Area of Expertise:
Children and media, media policy, media criticism, Internet and youth, media literacy, entertainment media, media and politics, digital marketing, food marketing and health
Kathryn C. Montgomery is a well-known media scholar and leading public policy advocate. Her recent book, Generation Digital: Politics, Commerce, and Childhood in the Age of the Internet (MIT Press, 2007), explores the myriad ways that young people are engaged with digital media—from instant messaging to cell phones to Facebook and YouTube—and the profound influence these technologies have in their daily lives. The book also addresses a range of key public policy debates about children and media, documenting several major disputes during the 1990s and offering analysis of critical issues such as Internet pornography, television violence, and commercialization. Montgomery’s 2004 report, "Youth as E-Citizens," was the first major study to examine the ways in which young people use the Internet for civic and political engagement.

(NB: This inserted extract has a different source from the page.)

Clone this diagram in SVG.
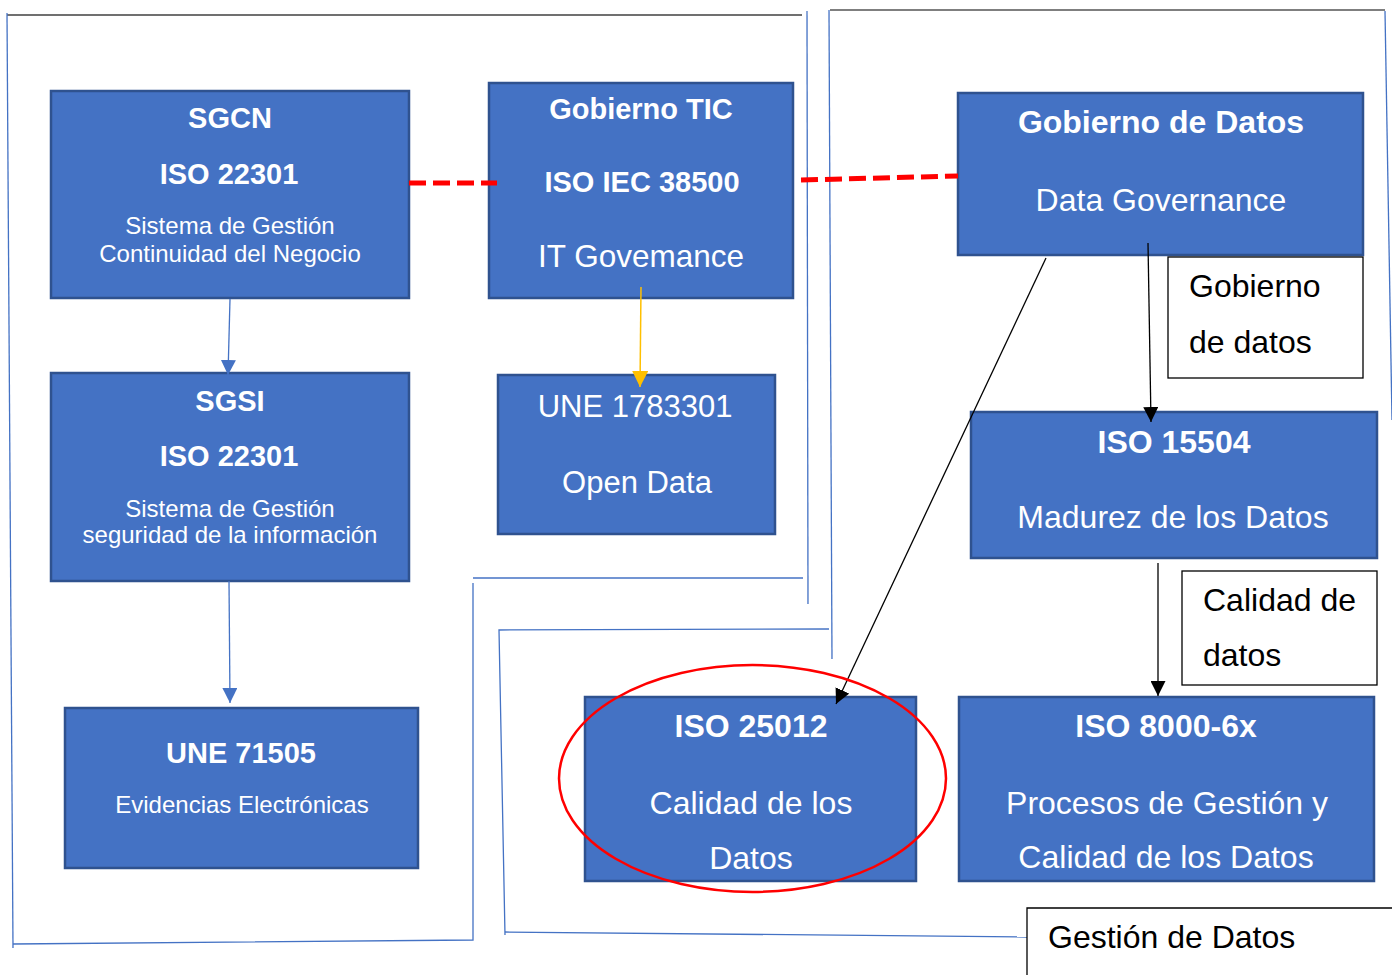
<svg xmlns="http://www.w3.org/2000/svg" width="1392" height="975" viewBox="0 0 1392 975">
  <style>
    .box { fill: #4472C4; stroke: #2F528F; stroke-width: 2.5; }
    .tag { fill: #FFFFFF; stroke: #000000; stroke-width: 1.3; }
    .frame { fill: none; stroke: #4472C4; stroke-width: 1.3; }
    .hb { font-family: "Liberation Sans", Arial, sans-serif; font-weight: bold; fill: #FFFFFF; text-anchor: middle; }
    .hr { font-family: "Liberation Sans", Arial, sans-serif; fill: #FFFFFF; text-anchor: middle; }
    .lb { font-family: "Liberation Sans", Arial, sans-serif; fill: #000000; font-size: 32px; }
    .dash { fill: none; stroke: #FF0000; stroke-width: 5; stroke-dasharray: 17 7; }
  </style>
  <defs>
    <marker id="arrBlue" viewBox="0 0 10 10" refX="10" refY="5" markerWidth="15" markerHeight="15" markerUnits="userSpaceOnUse" orient="auto">
      <path d="M0,0 L10,5 L0,10 Z" fill="#4472C4"/>
    </marker>
    <marker id="arrGold" viewBox="0 0 10 10" refX="10" refY="5" markerWidth="16" markerHeight="16" markerUnits="userSpaceOnUse" orient="auto">
      <path d="M0,0 L10,5 L0,10 Z" fill="#FFC000"/>
    </marker>
    <marker id="arrBlack" viewBox="0 0 10 10" refX="10" refY="5" markerWidth="15" markerHeight="15" markerUnits="userSpaceOnUse" orient="auto">
      <path d="M0,0 L10,5 L0,10 Z" fill="#000000"/>
    </marker>
  </defs>

  <rect width="1392" height="975" fill="#FFFFFF"/>

  <!-- grouping frames -->
  <g id="frames">
    <line x1="7" y1="15" x2="802" y2="15" stroke="#404040" stroke-width="1.5"/>
    <line class="frame" x1="7" y1="13" x2="13" y2="948"/>
    <polyline class="frame" points="13,944 473,940 473,583"/>
    <line class="frame" x1="473" y1="578" x2="803" y2="578"/>
    <line class="frame" x1="807" y1="11" x2="808" y2="604"/>
    <line class="frame" x1="829" y1="10" x2="832" y2="659"/>
    <line x1="830" y1="10" x2="1385" y2="10" stroke="#000000" stroke-width="1.2"/>
    <line class="frame" x1="1385" y1="11" x2="1392" y2="420"/>
    <polyline class="frame" points="829,629 499,630 505,935"/>
    <line class="frame" x1="505" y1="932" x2="1027" y2="937"/>
  </g>

  <g id="sgcn">
    <rect class="box" x="51" y="91" width="358" height="207"/>
    <text class="hb" x="230" y="128" font-size="29">SGCN</text>
    <text class="hb" x="229" y="184" font-size="29">ISO 22301</text>
    <text class="hr" x="230" y="234" font-size="24">Sistema de Gestión</text>
    <text class="hr" x="230" y="262" font-size="24">Continuidad del Negocio</text>
  </g>

  <g id="gobierno-tic">
    <rect class="box" x="489" y="83" width="304" height="215"/>
    <text class="hb" x="641" y="119" font-size="29">Gobierno TIC</text>
    <text class="hb" x="642" y="192" font-size="29">ISO IEC 38500</text>
    <text class="hr" x="641" y="267" font-size="31.5">IT Govemance</text>
  </g>

  <g id="sgsi">
    <rect class="box" x="51" y="373" width="358" height="208"/>
    <text class="hb" x="230" y="411" font-size="29">SGSI</text>
    <text class="hb" x="229" y="466" font-size="29">ISO 22301</text>
    <text class="hr" x="230" y="517" font-size="24">Sistema de Gestión</text>
    <text class="hr" x="230" y="543" font-size="24">seguridad de la información</text>
  </g>

  <g id="une-1783301">
    <rect class="box" x="498" y="375" width="277" height="159"/>
    <text class="hr" x="635" y="417" font-size="31">UNE 1783301</text>
    <text class="hr" x="637" y="493" font-size="31">Open Data</text>
  </g>

  <g id="une-71505">
    <rect class="box" x="65" y="708" width="353" height="160"/>
    <text class="hb" x="241" y="763" font-size="29">UNE 71505</text>
    <text class="hr" x="242" y="813" font-size="24">Evidencias Electrónicas</text>
  </g>

  <g id="gobierno-datos">
    <rect class="box" x="958" y="93" width="405" height="162"/>
    <text class="hb" x="1161" y="133" font-size="32">Gobierno de Datos</text>
    <text class="hr" x="1161" y="211" font-size="32">Data Governance</text>
  </g>

  <g id="tag-gobierno">
    <rect class="tag" x="1168" y="257" width="195" height="121"/>
    <text class="lb" x="1189" y="297">Gobierno</text>
    <text class="lb" x="1189" y="353">de datos</text>
  </g>

  <g id="iso-15504">
    <rect class="box" x="971" y="412" width="406" height="146"/>
    <text class="hb" x="1174" y="453" font-size="32">ISO 15504</text>
    <text class="hr" x="1173" y="528" font-size="32">Madurez de los Datos</text>
  </g>

  <g id="tag-calidad">
    <rect class="tag" x="1182" y="571" width="195" height="114"/>
    <text class="lb" x="1203" y="611">Calidad de</text>
    <text class="lb" x="1203" y="666">datos</text>
  </g>

  <g id="iso-8000">
    <rect class="box" x="959" y="697" width="415" height="184"/>
    <text class="hb" x="1166" y="737" font-size="32">ISO 8000-6x</text>
    <text class="hr" x="1167" y="814" font-size="32">Procesos de Gestión y</text>
    <text class="hr" x="1166" y="868" font-size="32">Calidad de los Datos</text>
  </g>

  <g id="iso-25012">
    <rect class="box" x="585" y="697" width="331" height="184"/>
    <text class="hb" x="751" y="737" font-size="32">ISO 25012</text>
    <text class="hr" x="751" y="814" font-size="32">Calidad de los</text>
    <text class="hr" x="751" y="869" font-size="32">Datos</text>
  </g>

  <g id="tag-gestion">
    <polyline points="1027,975 1027,908 1392,908" fill="none" stroke="#000000" stroke-width="1.3"/>
    <text class="lb" x="1048" y="948">Gestión de Datos</text>
  </g>

  <!-- connectors, drawn over the boxes so the heads stay visible -->
  <g id="connectors">
    <line x1="230" y1="299" x2="228" y2="375" stroke="#4472C4" stroke-width="1.3" marker-end="url(#arrBlue)"/>
    <line x1="229" y1="581" x2="230" y2="703" stroke="#4472C4" stroke-width="1.3" marker-end="url(#arrBlue)"/>
    <line x1="641" y1="287" x2="640" y2="387" stroke="#FFC000" stroke-width="1.5" marker-end="url(#arrGold)"/>
    <line class="dash" x1="409" y1="183" x2="497" y2="183"/>
    <line class="dash" x1="801" y1="180" x2="958" y2="176"/>
    <line x1="1148" y1="243" x2="1151" y2="422" stroke="#000000" stroke-width="1.3" marker-end="url(#arrBlack)"/>
    <line x1="1158" y1="563" x2="1158" y2="696" stroke="#000000" stroke-width="1.3" marker-end="url(#arrBlack)"/>
    <line x1="1046" y1="258" x2="836" y2="704" stroke="#000000" stroke-width="1.3" marker-end="url(#arrBlack)"/>
  </g>

  <!-- highlight ring round ISO 25012 -->
  <ellipse id="highlight" cx="752.5" cy="778.5" rx="193.5" ry="113.5" fill="none" stroke="#FF0000" stroke-width="2.5"/>
</svg>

She is conducting research on interactive food and beverage marketing, examining the variety of ways used by companies, the Internet, mobile phones, video games, and other digital technologies to target children and adolescents. (Reports are available at digitalads.org.) Before her move to Washington, D.C., Montgomery was a professor of film and television at UCLA. Her book Target: Prime Time: Advocacy Groups and the Struggle Over Entertainment Television (Oxford University Press, 1989) was a groundbreaking history of the relationship between interest groups and network television. In 1991, she co-founded the Center for Media Education (CME). As president of CME, a role she held until 2003, Montgomery played a lead role in promoting media policies to benefit children and youth. Montgomery's research and policy efforts in e-commerce and electronic privacy led Congress to pass the Children's Online Privacy Protection Act (COPPA) in 1998. She continues to participate in public policy proceedings in Washington, D.C., including giving testimony before Congress and at the Federal Trade Commission.